The production of new glasses in other European countries is at least partly connected with the Muranese glassmaking tradition. Among the various coincidences let us mention the escape of glassmakers from Murano from the second half of the sixteenth century onwards to set up glassworks all over Europe. In these factories luxury items imitating Renaissance Venetian glass were produced (façon de Venise glass). The same production methods, shapes and decoration techniques were used in Venice and in the glasshouses in Europe, so that the chemical analyses cannot distinguish between Venetian and façon de Venise glass (De Raedt et al. 2002). The techniques of Venetian glassmaking that had remained secret up to then were partly made public in the first printed book on glass technology L'Arte Vetraria by the Florentine priest Antonio Neri published in 1612. He developed his knowledge on glassmaking in Italy (Pisa and Florence, both centres were strongly influenced by the Venetian glassmaking tradition) and later in the Low Countries. This book was a great success, was translated into numerous languages, and probably inspired some of the experiments carried out by the major inventors of new types of glass in other European countries.
Venice suffered competition also from France, where in the middle of the seventeenth century the Minister Colbert set up the Manufacture Royale des Glaces de Miroirs to produce mirrors of larger sizes and in higher amounts than in Venice. Also in this case the first glass workers arrived from Murano. The French enterprise developed a new technique to make mirrors of larger size (cast-place mirrors, made by pouring molten glass paste on a large surface and then rolling it). In Venice, small mirrors continued to be made out of blown cylinders of molten glass, which masters stretched manually into rectangular shapes. The French cast-plate method of mirror making was adopted in Murano only after the mid-nineteenth century, because it strongly influenced the occupation and status of master glassblowers (Trivellato 2007).
In the middle of the seventeenth century in England, a new type of dark glass bottle, much stronger and cheaper than those available at the time began to be made in large quantities. These dark glass bottles, a real prototype of modern bottles, required raw materials and technology scarcely available in Venice.
The ways in which Venetian glassmakers reacted to these foreign innovations were recently considered by Francesca Trivellato with interesting, unexpected results (Trivellato 2007).
Efforts to renovate their traditional cristallo using new fluxes to reduce production costs while maintaining the high quality of the Venetian luxury glass are described in the contemporary recipe books. For instance, Giuseppe Briati invented a potash crystal glass to counteract the Bohemian competition. Similarly, several Venetian recipes report the addition of significant amounts of lead to the traditional soda-lime-silica glass as well as the use of a new decoloration process using arsenic (or antimony) and potassium nitrates, more efficient than traditional manganese. These attempts were not as successful as expected. Despite the renewal indicated by the documentary sources, the few analyses of eighteenth century Venetian glass available today identify the traditional cristallo made of soda-lime-silica glass.
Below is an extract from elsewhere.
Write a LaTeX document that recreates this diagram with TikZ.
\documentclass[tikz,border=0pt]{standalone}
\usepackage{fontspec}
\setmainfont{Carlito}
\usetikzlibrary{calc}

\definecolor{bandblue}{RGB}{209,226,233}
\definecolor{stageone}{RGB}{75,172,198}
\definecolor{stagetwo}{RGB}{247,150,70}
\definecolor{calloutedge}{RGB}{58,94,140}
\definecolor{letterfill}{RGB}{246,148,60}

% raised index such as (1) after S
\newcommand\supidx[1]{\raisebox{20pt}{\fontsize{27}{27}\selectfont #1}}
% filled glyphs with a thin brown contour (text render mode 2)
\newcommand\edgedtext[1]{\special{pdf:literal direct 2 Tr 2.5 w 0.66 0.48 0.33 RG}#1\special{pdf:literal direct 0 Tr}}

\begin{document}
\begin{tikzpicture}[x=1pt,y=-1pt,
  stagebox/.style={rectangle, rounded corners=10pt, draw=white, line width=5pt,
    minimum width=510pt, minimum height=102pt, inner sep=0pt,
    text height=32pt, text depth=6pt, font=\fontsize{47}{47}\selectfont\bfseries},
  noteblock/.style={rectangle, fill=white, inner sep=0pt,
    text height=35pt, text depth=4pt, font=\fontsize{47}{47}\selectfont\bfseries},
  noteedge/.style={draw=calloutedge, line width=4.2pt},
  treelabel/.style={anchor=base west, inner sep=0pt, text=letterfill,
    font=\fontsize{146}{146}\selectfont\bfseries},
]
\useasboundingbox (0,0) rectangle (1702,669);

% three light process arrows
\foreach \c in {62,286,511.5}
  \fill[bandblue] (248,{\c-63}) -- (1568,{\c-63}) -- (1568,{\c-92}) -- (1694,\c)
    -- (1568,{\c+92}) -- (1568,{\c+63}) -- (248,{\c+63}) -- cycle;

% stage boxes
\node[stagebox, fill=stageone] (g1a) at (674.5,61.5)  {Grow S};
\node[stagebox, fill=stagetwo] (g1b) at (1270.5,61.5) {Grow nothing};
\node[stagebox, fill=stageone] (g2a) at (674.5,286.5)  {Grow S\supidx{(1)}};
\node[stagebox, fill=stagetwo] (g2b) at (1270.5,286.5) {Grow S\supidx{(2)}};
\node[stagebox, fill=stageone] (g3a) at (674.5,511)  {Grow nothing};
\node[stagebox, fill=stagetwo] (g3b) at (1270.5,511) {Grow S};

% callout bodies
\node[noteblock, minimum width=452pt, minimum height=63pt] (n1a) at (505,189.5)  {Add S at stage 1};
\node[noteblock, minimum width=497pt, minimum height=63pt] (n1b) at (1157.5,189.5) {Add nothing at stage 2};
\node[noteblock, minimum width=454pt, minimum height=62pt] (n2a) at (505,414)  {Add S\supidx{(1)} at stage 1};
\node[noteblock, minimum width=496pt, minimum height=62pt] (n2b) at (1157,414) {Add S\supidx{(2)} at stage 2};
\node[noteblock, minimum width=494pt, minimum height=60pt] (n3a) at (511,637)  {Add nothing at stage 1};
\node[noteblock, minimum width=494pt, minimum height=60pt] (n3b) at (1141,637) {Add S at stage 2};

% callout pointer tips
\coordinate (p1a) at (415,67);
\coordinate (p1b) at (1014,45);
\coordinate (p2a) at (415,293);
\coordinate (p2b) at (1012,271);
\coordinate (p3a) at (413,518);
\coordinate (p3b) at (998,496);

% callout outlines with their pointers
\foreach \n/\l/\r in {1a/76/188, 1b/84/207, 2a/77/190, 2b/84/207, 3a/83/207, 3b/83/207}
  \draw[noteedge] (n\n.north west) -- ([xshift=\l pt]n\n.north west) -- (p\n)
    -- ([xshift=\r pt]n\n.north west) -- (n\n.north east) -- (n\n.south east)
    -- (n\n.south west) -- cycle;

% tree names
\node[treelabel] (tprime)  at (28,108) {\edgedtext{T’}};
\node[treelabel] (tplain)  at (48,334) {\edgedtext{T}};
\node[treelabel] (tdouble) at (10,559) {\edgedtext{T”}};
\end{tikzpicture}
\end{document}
Despite these unsuccessful efforts, talking of a decline of the Venetian glassmaking is not correct for this time. In the last three decades of the eighteenth century, Venetian glass production as a whole was twice that at the end of the sixteenth century, a period considered a high point for the Murano industry. From the middle of the seventeenth century the Venetian glass production changed substantially. The drop in production of luxury glass was counterbalanced by an increase in the production of window panes, mirrors and beads. Blown window panes and mirror plates (smaller in size than those fabricated in France) continued to be produced in large amounts. They were low in value but in high demand primarily for the Italian markets, but also for the Levant, Europe and North Africa. Beads remained a Venetian specialty. Many European states attempted to manufacture glass beads domestically. Only in Holland, however, were glass beads made in great quantity. In terms of value, glass beads were the most important Venetian glass export. They were shipped primarily to the Levant and Western Europe to be re-exported to Africa and North America (Trivellato 2007).
Conclusions
In the fifteenth century Venice became the world leader in glass production thanks to a continuous improvement of the glass quality and techniques, which lead to the invention of a new glass, the famous Venetian cristallo. This predominance continued for about two centuries, in which other innovations were introduced: for instance, the invention of new coloured glasses such as the girasole (sunflower, a semi-opaque glass made with lead arsenate) and chalcedony (McCray et al. 1996), and the famous avventurina, a glass containing small metallic sparkling particles (Zecchin P., 2005). These glasses have not been considered in this work. Of important weight in the Venetian success was the great variety of products made along with luxury glass, such as mirrors, window glass, imitation of gemstones, mosaic tesserae, and beads.
The Venetian predominance declined for various reasons, including the escape of Muranese glassmasters and the publication of the first printed book on glass technology. The Venetian glassmakers unsuccessfully tried to oppose the invention of new high quality and cheaper crystal glasses in other European countries at the end of the seventeenth century. No technological innovation took place in Venice to react to the almost industrial production developed in England (bottles) and in France (large mirrors). Contrary to common belief, recent studies demonstrate that these inventions did not lead to a decline of the glassmaking in Venice, but specialization followed. The Venetians continued to make traditional products for which they maintained a monopoly still for long. Mirrors of small sizes made from blown glass, and especially glass beads were produced in the eighteenth century in much greater amounts as compared to the golden age of Venetian glass. The Venetian glassmakers invested more in glass beads, that is, a traditional product that did not require any technological innovation but yielded high profits (Trivellato 2007).